Michael Wozney, 21, was arrested in January and pleaded guilty to attacking a black member of a Ventura College basketball team with a bottle. He was released from a work-furlough program Oct. 15.

A third group, the Ventura Boot Boys has ceased to exist, but the group was a spinoff of a Santa Barbara group and was never very active in Ventura County, Killion said.

Nevertheless, police are reluctant to call the war on hate crimes over.

In Ventura, less than a dozen skinheads are still living in the area, Killion said. Skinheads are talking about forming an organization that would unite individual groups around the county, he said.

“Any time you get two or more of them together, and they get on a binge of deviant behavior, anything can happen,” he said.

Advertisement

Klamser declined to say how many Simi Valley youths are still active in skinhead organizations, but he characterized them as juveniles who have no known links to larger white supremacist organizations.

Deputy Dist. Atty. Richard Simon, who prosecuted Porcho, said youths who start with minor hate crimes, such as vandalism and assault, are dangerous because when they drift away “some skinheads have left the county and got involved with the KKK.”

Despite the decline in incidents, organizations targeted in hate crimes are keeping vigilant.
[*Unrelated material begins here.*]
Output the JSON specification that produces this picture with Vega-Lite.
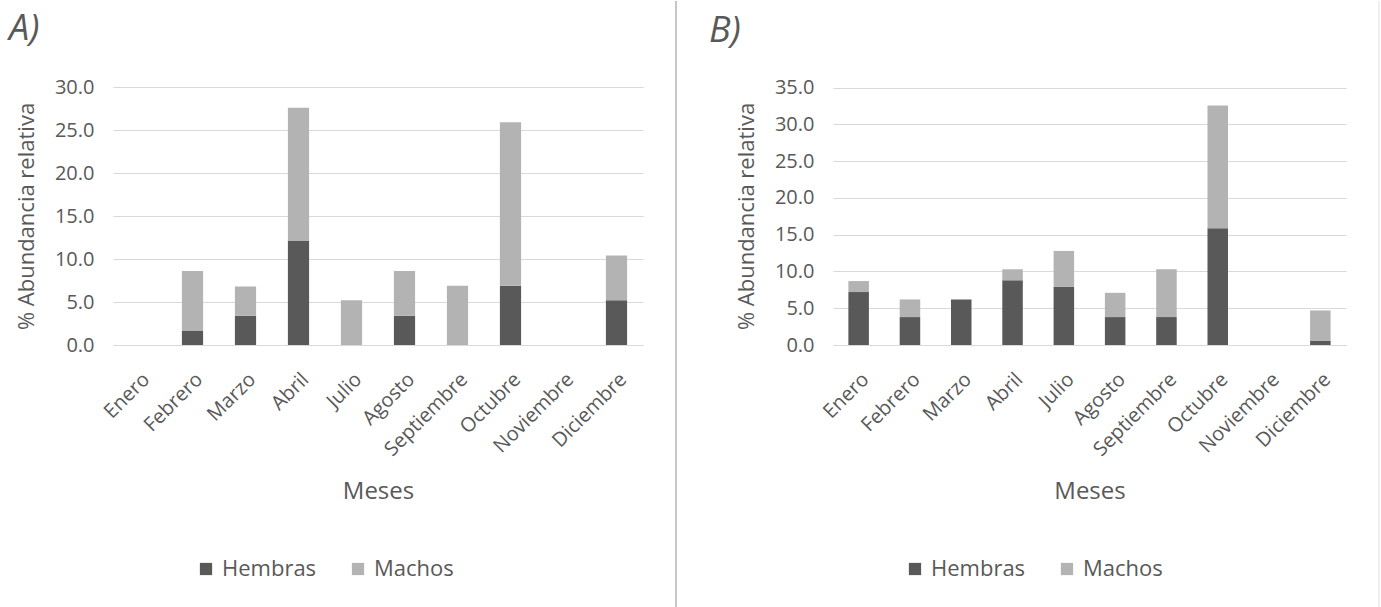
{
  "$schema": "https://vega.github.io/schema/vega-lite/v6.json",
  "padding": {"left": 9, "top": 0, "right": 0, "bottom": 0},
  "spacing": 32,
  "background": "white",
  "datasets": {
    "A": [
      {"mes": "Febrero", "sexo": "Hembras", "valor": 1.7},
      {"mes": "Febrero", "sexo": "Machos", "valor": 6.9},
      {"mes": "Marzo", "sexo": "Hembras", "valor": 3.4},
      {"mes": "Marzo", "sexo": "Machos", "valor": 3.4},
      {"mes": "Abril", "sexo": "Hembras", "valor": 12.1},
      {"mes": "Abril", "sexo": "Machos", "valor": 15.5},
      {"mes": "Julio", "sexo": "Machos", "valor": 5.2},
      {"mes": "Agosto", "sexo": "Hembras", "valor": 3.4},
      {"mes": "Agosto", "sexo": "Machos", "valor": 5.2},
      {"mes": "Septiembre", "sexo": "Machos", "valor": 6.9},
      {"mes": "Octubre", "sexo": "Hembras", "valor": 6.9},
      {"mes": "Octubre", "sexo": "Machos", "valor": 19.0},
      {"mes": "Diciembre", "sexo": "Hembras", "valor": 5.2},
      {"mes": "Diciembre", "sexo": "Machos", "valor": 5.2}
    ],
    "B": [
      {"mes": "Enero", "sexo": "Hembras", "valor": 7.2},
      {"mes": "Enero", "sexo": "Machos", "valor": 1.5},
      {"mes": "Febrero", "sexo": "Hembras", "valor": 3.8},
      {"mes": "Febrero", "sexo": "Machos", "valor": 2.4},
      {"mes": "Marzo", "sexo": "Hembras", "valor": 6.2},
      {"mes": "Abril", "sexo": "Hembras", "valor": 8.8},
      {"mes": "Abril", "sexo": "Machos", "valor": 1.5},
      {"mes": "Julio", "sexo": "Hembras", "valor": 7.9},
      {"mes": "Julio", "sexo": "Machos", "valor": 4.9},
      {"mes": "Agosto", "sexo": "Hembras", "valor": 3.8},
      {"mes": "Agosto", "sexo": "Machos", "valor": 3.3},
      {"mes": "Septiembre", "sexo": "Hembras", "valor": 3.8},
      {"mes": "Septiembre", "sexo": "Machos", "valor": 6.5},
      {"mes": "Octubre", "sexo": "Hembras", "valor": 15.9},
      {"mes": "Octubre", "sexo": "Machos", "valor": 16.7},
      {"mes": "Diciembre", "sexo": "Hembras", "valor": 0.6},
      {"mes": "Diciembre", "sexo": "Machos", "valor": 4.1}
    ],
    "sep": [{"s": 0}]
  },
  "config": {
    "view": {"stroke": null},
    "font": "Open Sans",
    "axis": {
      "labelColor": "#595959",
      "titleColor": "#595959",
      "labelFont": "Open Sans",
      "titleFont": "Open Sans",
      "titleFontWeight": "normal"
    },
    "legend": {
      "labelColor": "#595959",
      "labelFont": "Open Sans",
      "labelFontSize": 22,
      "symbolType": "square",
      "symbolSize": 150,
      "symbolStrokeWidth": 0,
      "columnPadding": 30,
      "labelOffset": 5,
      "padding": 0
    },
    "title": {
      "font": "Open Sans",
      "fontSize": 36,
      "fontStyle": "italic",
      "fontWeight": "normal",
      "color": "#595959",
      "anchor": "start",
      "frame": "group"
    }
  },
  "resolve": {"scale": {"color": "independent"}, "legend": {"color": "independent"}},
  "hconcat": [
    {
      "width": 530,
      "height": 344,
      "data": {"name": "A"},
      "title": {"text": "A)", "dx": -104, "offset": -47},
      "mark": {"type": "bar"},
      "encoding": {
        "x": {
          "field": "mes", "type": "nominal", "sort": null,
          "scale": {"domain": ["Enero", "Febrero", "Marzo", "Abril", "Julio", "Agosto", "Septiembre", "Octubre", "Noviembre", "Diciembre"], "paddingInner": 0.6, "paddingOuter": 0.3},
          "axis": {"title": "Meses", "labelAngle": -45, "labelFontSize": 20, "labelPadding": 24, "titleFontSize": 24, "titlePadding": 20, "domainColor": "#d9d9d9", "ticks": false, "grid": false}
        },
        "y": {
          "field": "valor", "type": "quantitative", "stack": "zero",
          "scale": {"domain": [0, 40], "nice": false},
          "axis": {"title": "% Abundancia relativa", "titleY": 215, "values": [0, 5, 10, 15, 20, 25, 30], "format": ".1f", "domain": false, "ticks": false, "labelPadding": 19, "labelFontSize": 20, "gridColor": "#d9d9d9", "titleFontSize": 22, "titlePadding": 16}
        },
        "color": {
          "field": "sexo", "type": "nominal",
          "scale": {"domain": ["Hembras", "Machos"], "range": ["#595959", "#b3b3b3"]},
          "legend": {"title": null, "orient": "none", "legendX": 82, "legendY": 557, "direction": "horizontal"}
        },
        "order": {"field": "sexo", "sort": "ascending"}
      }
    },
    {
      "width": 1,
      "height": 607,
      "data": {"name": "sep"},
      "mark": {"type": "rule", "color": "#8c8c8c", "strokeWidth": 1},
      "encoding": {"x": {"field": "s", "type": "quantitative", "axis": null, "scale": {"domain": [0, 1]}}}
    },
    {
      "width": 513,
      "height": 344,
      "data": {"name": "B"},
      "title": {"text": "B)", "dx": -124, "offset": -49},
      "mark": {"type": "bar"},
      "encoding": {
        "x": {
          "field": "mes", "type": "nominal", "sort": null,
          "scale": {"domain": ["Enero", "Febrero", "Marzo", "Abril", "Julio", "Agosto", "Septiembre", "Octubre", "Noviembre", "Diciembre"], "paddingInner": 0.6, "paddingOuter": 0.3},
          "axis": {"title": "Meses", "labelAngle": -45, "labelFontSize": 20, "labelPadding": 24, "titleFontSize": 24, "titlePadding": 20, "domainColor": "#d9d9d9", "ticks": false, "grid": false}
        },
        "y": {
          "field": "valor", "type": "quantitative", "stack": "zero",
          "scale": {"domain": [0, 46.8], "nice": false},
          "axis": {"title": "% Abundancia relativa", "titleY": 215, "values": [0, 5, 10, 15, 20, 25, 30, 35], "format": ".1f", "domain": false, "ticks": false, "labelPadding": 19, "labelFontSize": 20, "gridColor": "#d9d9d9", "titleFontSize": 22, "titlePadding": 16}
        },
        "color": {
          "field": "sexo", "type": "nominal",
          "scale": {"domain": ["Hembras", "Machos"], "range": ["#595959", "#b3b3b3"]},
          "legend": {"title": null, "orient": "none", "legendX": 71, "legendY": 557, "direction": "horizontal"}
        },
        "order": {"field": "sexo", "sort": "ascending"}
      }
    },
    {
      "width": 1,
      "height": 607,
      "data": {"name": "sep"},
      "mark": {"type": "rule", "color": "#e0e0e0", "strokeWidth": 1},
      "encoding": {"x": {"field": "s", "type": "quantitative", "axis": null, "scale": {"domain": [0, 1]}}}
    }
  ]
}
When the door of the Jewish Federation Council in Thousand Oaks was scratched with two swastikas in early October, Jewish leaders suspected it was the same vandals who attacked the residence of an elderly black couple in Agoura a month earlier, slashing furniture, smashing plants and spray-painting swastikas on walls.

“There’s more behind it than just a few scratches on the door,” Rabbi Alan Greenbaum of Temple Adat Elohim in Thousand Oaks said. “Simply because you are Jewish, there are people who will hate you.”
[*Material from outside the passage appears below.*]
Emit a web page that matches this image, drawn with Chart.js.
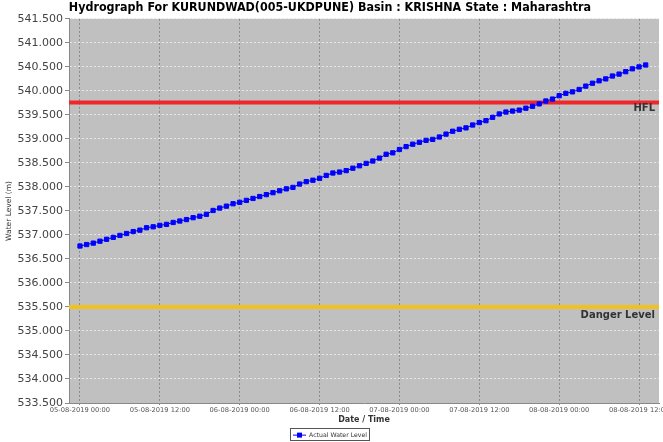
<!DOCTYPE html>
<html>
<head>
<meta charset="utf-8">
<script src="https://cdn.jsdelivr.net/npm/chart.js@4/dist/chart.umd.min.js"></script>
<style>
html,body{margin:0;padding:0;background:#fff;}
#wrap{width:663px;height:442px;}
</style>
</head>
<body>
<div id="wrap"><canvas id="hydro"></canvas></div>
<script>
// hours since 05-08-2019 00:00, one reading per hour
let hours=[];
for(let h=0;h<=85;h++) hours.push(h);

let waterLevel=[
536.77,536.80,536.83,536.87,536.91,536.95,536.99,537.03,537.07,537.10,
537.15,537.17,537.20,537.22,537.26,537.29,537.32,537.36,537.39,537.43,
537.51,537.56,537.60,537.65,537.68,537.72,537.76,537.80,537.84,537.88,
537.92,537.96,537.99,538.06,538.11,538.14,538.18,538.24,538.29,538.31,
538.34,538.39,538.44,538.49,538.54,538.60,538.68,538.71,538.78,538.84,
538.89,538.93,538.97,538.99,539.04,539.10,539.16,539.20,539.23,539.29,
539.34,539.38,539.45,539.52,539.56,539.58,539.60,539.64,539.68,539.73,
539.79,539.83,539.90,539.95,539.98,540.03,540.10,540.16,540.21,540.25,
540.31,540.35,540.40,540.46,540.50,540.54];

let hfl=539.76;
let dangerLevel=535.5;
let xTicks=[0,12,24,36,48,60,72,84];
let xMin=-1.65,xMax=87;

function tickLabel(v){
    let day=5+Math.floor(v/24);
    let hh=v%24;
    return "0"+day+"-08-2019 "+(hh<10?"0"+hh:hh)+":00";
}

// legend marker: line with a square
let marker=document.createElement("canvas");
marker.width=13;marker.height=7;
let mc=marker.getContext("2d");
mc.strokeStyle="#0000ff";mc.lineWidth=1;
mc.beginPath();mc.moveTo(0,3.5);mc.lineTo(13,3.5);mc.stroke();
mc.fillStyle="#0000ff";mc.fillRect(4,1,5,5);

const plotBg={
    id:"plotBg",
    beforeDraw(chart){
        let a=chart.chartArea,c=chart.ctx;
        c.save();
        c.fillStyle="#c0c0c0";
        c.fillRect(a.left,a.top,a.right-a.left,a.bottom-a.top);
        c.restore();
    },
    afterDraw(chart){
        let c=chart.ctx,a=chart.chartArea,y=chart.scales.y;
        c.save();
        c.font="bold 10px 'DejaVu Sans'";
        c.fillStyle="#333";
        c.textAlign="right";
        c.textBaseline="middle";
        c.fillText("HFL",a.right-4,y.getPixelForValue(hfl)+6);
        c.fillText("Danger Level",a.right-4,y.getPixelForValue(dangerLevel)+8);
        // legend frame
        let hb=chart.legend.legendHitBoxes[0];
        if(hb){
            c.strokeStyle="#555";c.lineWidth=1;
            c.strokeRect(Math.round(hb.left)-2.5,Math.round(hb.top)-3.5,Math.round(hb.width)+5,12);
        }
        c.restore();
    }
};

new Chart(document.getElementById("hydro"),{
    type:"line",
    data:{
        datasets:[{
            label:"Actual Water Level",
            data:hours.map((h,i)=>({x:h,y:waterLevel[i]})),
            borderColor:"#0000ff",
            backgroundColor:"#0000ff",
            borderWidth:1,
            pointStyle:"rect",
            pointRadius:3,
            pointHoverRadius:3,
            tension:0
        },{
            label:"HFL",
            data:[{x:xMin,y:hfl},{x:xMax,y:hfl}],
            borderColor:"#f0262a",
            borderWidth:4,
            pointRadius:0
        },{
            label:"Danger Level",
            data:[{x:xMin,y:dangerLevel},{x:xMax,y:dangerLevel}],
            borderColor:"#f2c21c",
            borderWidth:4,
            pointRadius:0
        }]
    },
    options:{
        responsive:true,
        maintainAspectRatio:false,
        animation:false,
        layout:{padding:{left:0,right:3,top:0,bottom:0}},
        plugins:{
            title:{
                display:true,
                text:"Hydrograph For KURUNDWAD(005-UKDPUNE) Basin : KRISHNA State : Maharashtra",
                color:"#000",
                font:{family:"'DejaVu Sans Condensed','DejaVu Sans'",size:12.4,weight:"bold"},
                padding:{top:0,bottom:4}
            },
            legend:{
                position:"bottom",
                maxHeight:10,
                labels:{
                    filter:item=>item.datasetIndex==0,
                    usePointStyle:true,
                    pointStyle:marker,
                    pointStyleWidth:13,
                    color:"#333",
                    padding:0,
                    font:{family:"'DejaVu Sans'",size:6.2}
                },
                onClick:null
            },
            tooltip:{enabled:false}
        },
        scales:{
            x:{
                type:"linear",
                min:xMin,
                max:xMax,
                afterBuildTicks:s=>{s.ticks=xTicks.map(v=>({value:v}));},
                afterFit:s=>{s.height=29;s.paddingLeft=0;s.paddingRight=0;},
                ticks:{
                    callback:v=>tickLabel(v),
                    maxRotation:0,
                    autoSkip:false,
                    color:"#555",
                    padding:1,
                    font:{family:"'DejaVu Sans'",size:6.7}
                },
                grid:{color:"#8a8a8a",tickColor:"#8a8a8a",tickLength:2,lineWidth:1},
                border:{color:"#888",dash:[2,2]},
                title:{
                    display:true,
                    text:"Date / Time",
                    color:"#333",
                    font:{family:"'DejaVu Sans'",size:8,weight:"bold"},
                    padding:{top:0,bottom:7}
                }
            },
            y:{
                min:533.5,
                max:541.5,
                afterFit:s=>{s.width=69;},
                ticks:{
                    stepSize:0.5,
                    callback:v=>v.toFixed(3),
                    color:"#444",
                    padding:2,
                    font:{family:"'DejaVu Sans'",size:11}
                },
                grid:{color:"#e6e6e6",tickColor:"#888",tickLength:4,lineWidth:1},
                border:{color:"#888",dash:[2,2]},
                title:{
                    display:true,
                    text:"Water Level (m)",
                    color:"#333",
                    font:{family:"'DejaVu Sans'",size:7.5},
                    padding:{top:5}
                }
            }
        }
    },
    plugins:[plotBg]
});
</script>
</body>
</html>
Greenbaum said all three of the oldest Jewish synagogues in Ventura County have had swastikas and other anti-Semitic slurs painted on their buildings during the past 10 years. Like the vandals who scratched swastikas at the Jewish Federation Council building, those responsible were never found.

Advertisement

Only the Simi Valley and Ventura police departments have detectives specifically assigned to investigate hate crimes, but there is no countywide agency that tracks offenses committed by skinheads and neo-Nazis. Crime reports fail to categorize offenses against a racial or ethnic minority, or a gay person.
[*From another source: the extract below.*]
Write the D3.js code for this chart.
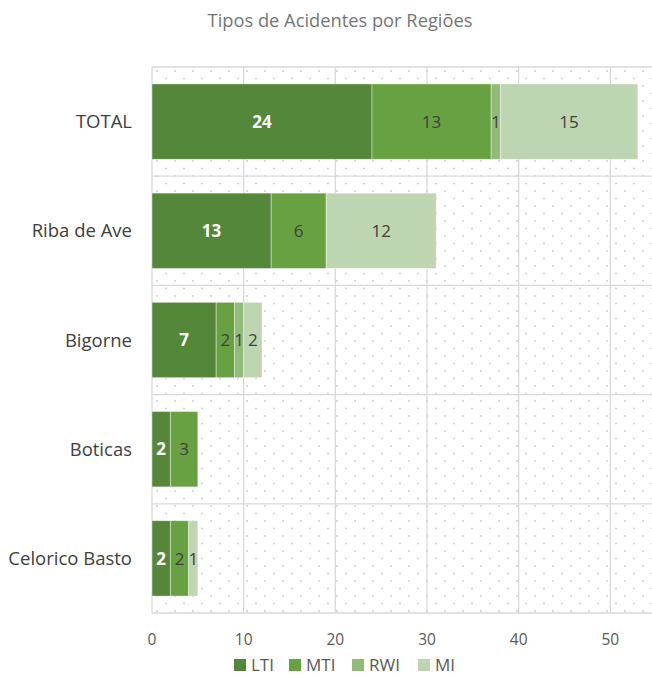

In other counties that do track hate crimes, such incidents are rising dramatically. The Los Angeles County Human Relations Commission, for example, has documented a 32% increase in the first six months of 1990, compared with the same period last year.

Eugene Mornell, executive director of the commission, attributed some of the increase to the better reporting methods by police. Fifteen of the 46 law enforcement agencies in Los Angeles now track hate crimes, he said.

Mornell also blamed increased ethnic tensions on population shifts that have caused racial and ethnic minorities to move into what were once predominantly white communities. He said he believes Ventura County might be subject to the same increase in hate crimes affecting most cities in Southern California.

The recent spate of hate crimes, particularly in Simi Valley and Thousand Oaks, “does reflect something about the climate of those communities,” he said.

Joe Ellenbogen, a member of the Anti-Defamation League of B’nai Brith committee that keeps tabs on skinhead groups in Ventura County, talks grimly when he recalls seeing a newspaper photo of local youths with their arms raised in a Nazi salute.

Advertisement

More horrifying than the images they evoked was that they once lived around the corner from his Camarillo residence. While they have moved, Ellenbogen said he is convinced skinheads are still carrying out anti-Semitic acts in the area.

Last month, he was sent copies of a national neo-Nazi publication found in an Ojai restaurant. Inside were anti-Semitic references and a cartoon of a thick-lipped, curly haired Israeli dubbed “Uncle Sol.”

“I had relatives who died in the Holocaust,” Ellenbogen, 73, said. “I’ve come to understand that they (people who commit hate crimes) are here among us. . . . Their beliefs and their philosophy are not dead.”